__SUPPLIED MATERIAL__.
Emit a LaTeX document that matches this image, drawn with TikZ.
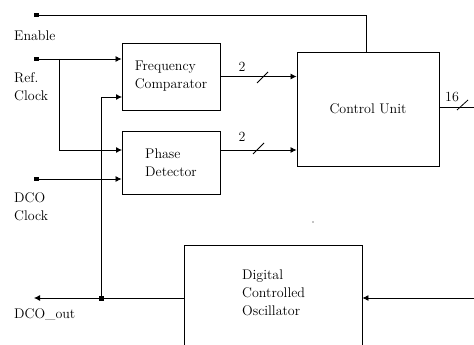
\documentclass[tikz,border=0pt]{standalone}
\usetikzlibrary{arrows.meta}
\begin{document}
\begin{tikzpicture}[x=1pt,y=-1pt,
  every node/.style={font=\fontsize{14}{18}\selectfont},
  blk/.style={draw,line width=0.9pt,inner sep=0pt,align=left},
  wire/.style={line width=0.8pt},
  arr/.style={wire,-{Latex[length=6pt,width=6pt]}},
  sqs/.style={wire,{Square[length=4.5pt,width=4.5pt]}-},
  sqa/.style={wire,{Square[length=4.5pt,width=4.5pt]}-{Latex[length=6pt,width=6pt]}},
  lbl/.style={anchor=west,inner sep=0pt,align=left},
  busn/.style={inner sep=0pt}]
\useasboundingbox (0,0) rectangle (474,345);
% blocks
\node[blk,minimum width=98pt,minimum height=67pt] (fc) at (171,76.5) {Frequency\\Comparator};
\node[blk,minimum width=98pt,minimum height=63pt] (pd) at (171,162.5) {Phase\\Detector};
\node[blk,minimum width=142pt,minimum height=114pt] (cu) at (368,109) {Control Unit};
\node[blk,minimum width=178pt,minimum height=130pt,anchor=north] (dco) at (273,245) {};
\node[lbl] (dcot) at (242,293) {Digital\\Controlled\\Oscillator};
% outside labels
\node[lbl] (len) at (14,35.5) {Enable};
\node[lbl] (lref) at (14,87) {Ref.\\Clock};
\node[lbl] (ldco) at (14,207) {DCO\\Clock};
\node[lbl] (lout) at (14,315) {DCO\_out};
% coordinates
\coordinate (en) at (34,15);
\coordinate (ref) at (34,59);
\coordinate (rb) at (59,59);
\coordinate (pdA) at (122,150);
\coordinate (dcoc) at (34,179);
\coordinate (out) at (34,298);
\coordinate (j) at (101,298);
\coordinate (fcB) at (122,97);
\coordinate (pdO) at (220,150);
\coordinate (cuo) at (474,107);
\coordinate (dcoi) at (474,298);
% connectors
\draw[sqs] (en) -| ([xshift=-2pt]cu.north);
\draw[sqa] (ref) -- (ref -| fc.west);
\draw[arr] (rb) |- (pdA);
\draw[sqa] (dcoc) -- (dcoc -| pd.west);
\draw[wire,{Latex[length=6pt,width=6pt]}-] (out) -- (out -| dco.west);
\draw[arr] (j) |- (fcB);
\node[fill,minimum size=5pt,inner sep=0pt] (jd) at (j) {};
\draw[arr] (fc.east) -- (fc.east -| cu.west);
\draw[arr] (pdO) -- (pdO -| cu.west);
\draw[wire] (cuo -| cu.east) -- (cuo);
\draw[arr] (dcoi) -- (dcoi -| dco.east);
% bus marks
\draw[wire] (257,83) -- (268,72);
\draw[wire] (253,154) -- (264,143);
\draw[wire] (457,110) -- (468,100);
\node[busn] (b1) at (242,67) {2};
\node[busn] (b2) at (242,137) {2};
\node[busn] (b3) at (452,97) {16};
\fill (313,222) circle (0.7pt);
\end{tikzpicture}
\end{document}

---

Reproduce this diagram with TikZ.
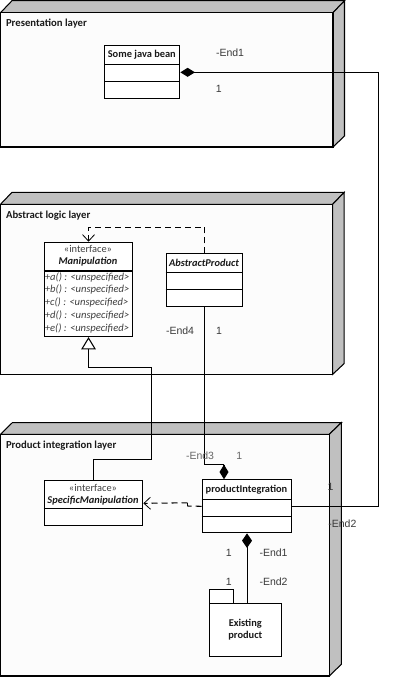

---

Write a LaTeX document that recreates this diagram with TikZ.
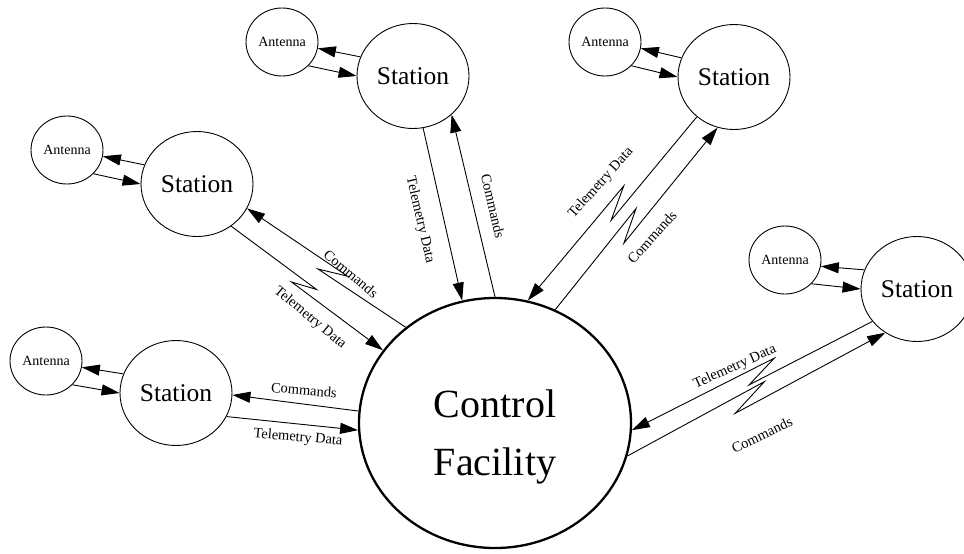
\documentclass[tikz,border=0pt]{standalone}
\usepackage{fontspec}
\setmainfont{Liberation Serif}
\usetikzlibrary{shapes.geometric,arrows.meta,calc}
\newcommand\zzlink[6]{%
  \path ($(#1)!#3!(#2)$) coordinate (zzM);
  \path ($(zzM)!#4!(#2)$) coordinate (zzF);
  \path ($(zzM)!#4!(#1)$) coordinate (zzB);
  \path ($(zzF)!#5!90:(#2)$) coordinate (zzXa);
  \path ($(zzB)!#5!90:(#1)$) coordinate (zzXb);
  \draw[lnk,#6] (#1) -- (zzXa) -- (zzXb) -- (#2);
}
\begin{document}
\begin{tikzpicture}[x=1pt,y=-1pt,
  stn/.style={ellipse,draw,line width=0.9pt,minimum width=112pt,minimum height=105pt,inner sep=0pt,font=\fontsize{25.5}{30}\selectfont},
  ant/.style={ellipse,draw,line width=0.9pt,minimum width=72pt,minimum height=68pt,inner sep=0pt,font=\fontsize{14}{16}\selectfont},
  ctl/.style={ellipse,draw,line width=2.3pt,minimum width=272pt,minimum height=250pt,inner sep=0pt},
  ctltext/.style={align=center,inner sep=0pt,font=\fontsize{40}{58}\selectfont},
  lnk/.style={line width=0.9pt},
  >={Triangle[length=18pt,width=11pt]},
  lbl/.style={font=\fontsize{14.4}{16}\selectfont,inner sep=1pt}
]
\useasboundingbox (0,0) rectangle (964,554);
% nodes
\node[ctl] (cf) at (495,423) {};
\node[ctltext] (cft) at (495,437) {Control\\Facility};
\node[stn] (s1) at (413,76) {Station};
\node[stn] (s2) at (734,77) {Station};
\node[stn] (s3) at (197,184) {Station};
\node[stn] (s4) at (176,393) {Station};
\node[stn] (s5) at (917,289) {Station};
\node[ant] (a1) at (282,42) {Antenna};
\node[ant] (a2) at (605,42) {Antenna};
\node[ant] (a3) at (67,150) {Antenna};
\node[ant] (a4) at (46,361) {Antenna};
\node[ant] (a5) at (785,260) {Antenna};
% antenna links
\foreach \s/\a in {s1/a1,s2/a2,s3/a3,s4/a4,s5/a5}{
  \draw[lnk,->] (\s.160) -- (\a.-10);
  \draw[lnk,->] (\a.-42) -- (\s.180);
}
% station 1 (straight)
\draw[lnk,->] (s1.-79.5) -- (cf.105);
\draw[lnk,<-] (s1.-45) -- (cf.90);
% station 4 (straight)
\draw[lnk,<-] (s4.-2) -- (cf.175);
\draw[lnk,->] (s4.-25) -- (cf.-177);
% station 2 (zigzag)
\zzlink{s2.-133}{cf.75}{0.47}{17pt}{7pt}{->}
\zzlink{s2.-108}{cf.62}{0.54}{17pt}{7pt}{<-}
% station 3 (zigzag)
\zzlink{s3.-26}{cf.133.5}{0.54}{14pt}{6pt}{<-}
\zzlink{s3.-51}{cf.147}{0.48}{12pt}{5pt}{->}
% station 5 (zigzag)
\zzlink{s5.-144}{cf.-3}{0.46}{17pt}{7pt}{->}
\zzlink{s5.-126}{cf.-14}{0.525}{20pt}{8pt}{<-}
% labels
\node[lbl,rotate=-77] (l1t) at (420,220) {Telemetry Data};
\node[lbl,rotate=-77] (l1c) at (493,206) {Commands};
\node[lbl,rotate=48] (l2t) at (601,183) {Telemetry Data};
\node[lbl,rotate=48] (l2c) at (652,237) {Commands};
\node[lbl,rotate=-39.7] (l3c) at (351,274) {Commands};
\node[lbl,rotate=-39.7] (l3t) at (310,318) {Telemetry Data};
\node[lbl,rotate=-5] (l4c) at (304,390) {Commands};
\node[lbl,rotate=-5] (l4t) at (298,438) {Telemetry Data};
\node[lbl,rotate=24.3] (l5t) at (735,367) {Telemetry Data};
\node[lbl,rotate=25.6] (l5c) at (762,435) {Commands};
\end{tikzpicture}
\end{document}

__WHAT TO DO__.
Reproduce each line from the records that contains the word "this".

__RESPONSE__.
Emit a LaTeX document that matches this image, drawn with TikZ.
Reproduce this diagram with TikZ.
Write a LaTeX document that recreates this diagram with TikZ.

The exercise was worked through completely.